PackedSequence input is not yet supported. Use lucid.nn.utils.rnn.pad_packed_sequence to unpack manually before passing to this module.

LSTMCell : Single time-step LSTM cell. GRU : Gated Recurrent Unit (simpler, no cell state). RNN : Vanilla Elman RNN.

Examples

Basic sequence encoding (batch-first convention):
>>> import lucid, lucid.nn as nn
>>> lstm = nn.LSTM(input_size=10, hidden_size=20, batch_first=True)
>>> x = lucid.randn(2, 5, 10)          # (N=2, L=5, I=10)
>>> output, (h_n, c_n) = lstm(x)
>>> output.shape, h_n.shape, c_n.shape
((2, 5, 20), (1, 2, 20), (1, 2, 20))
Bidirectional, 2-layer LSTM with dropout:
>>> lstm2 = nn.LSTM(
...     input_size=16, hidden_size=32,
...     num_layers=2, dropout=0.3,
...     bidirectional=True, batch_first=True,
... )
>>> x2 = lucid.randn(4, 12, 16)        # (N=4, L=12, I=16)
>>> out2, (h_n2, c_n2) = lstm2(x2)
>>> out2.shape    # D*H = 2*32 = 64
(4, 12, 64)
>>> h_n2.shape    # D*num_layers = 4
(4, 4, 32)

Methods (4)

dunder

__init__

None
__init__(input_size: int, hidden_size: int, num_layers: int = 1, bias: bool = True, batch_first: bool = False, dropout: float = 0.0, bidirectional: bool = False, proj_size: int = 0, device: DeviceLike = None, dtype: DTypeLike = None)
source

Initialise the LSTM module. See the class docstring for parameter semantics.

fn

flatten_parameters

None
flatten_parameters()
source

No-op for API compatibility with reference recurrent modules.

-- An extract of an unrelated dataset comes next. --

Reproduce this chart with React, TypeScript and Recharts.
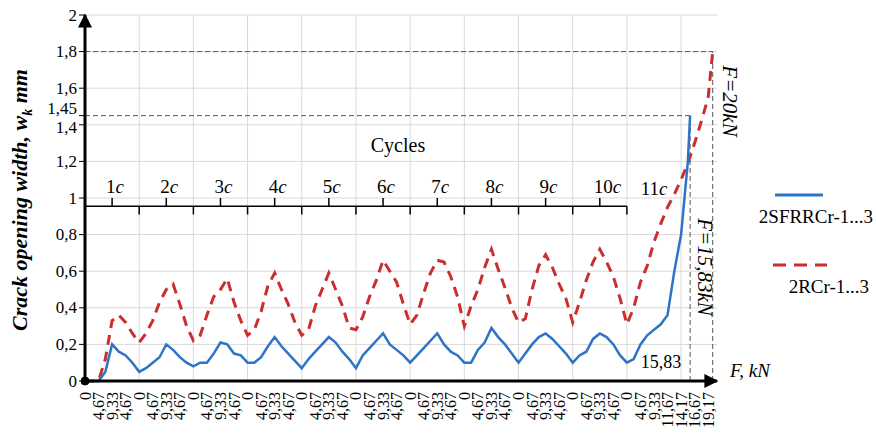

Some external codepaths call flatten_parameters() to coalesce weights for cuDNN; Lucid's BLAS / MLX path has no such concern, so this is a placeholder that lets such code run unchanged.

fn

forward

tuple[Tensor, tuple[Tensor, Tensor]]
forward(x: Tensor, hx: tuple[Tensor, Tensor] | None = None)
source

Multi-layer × bidirectional forward.

The C++ engine only handles a single layer in a single direction at a time, so this loops over layers and directions, applying inter-layer dropout and concatenating bidirectional outputs as the input to the next layer.

fn

extra_repr

str
extra_repr()
source

Return a string representation of the layer's configuration.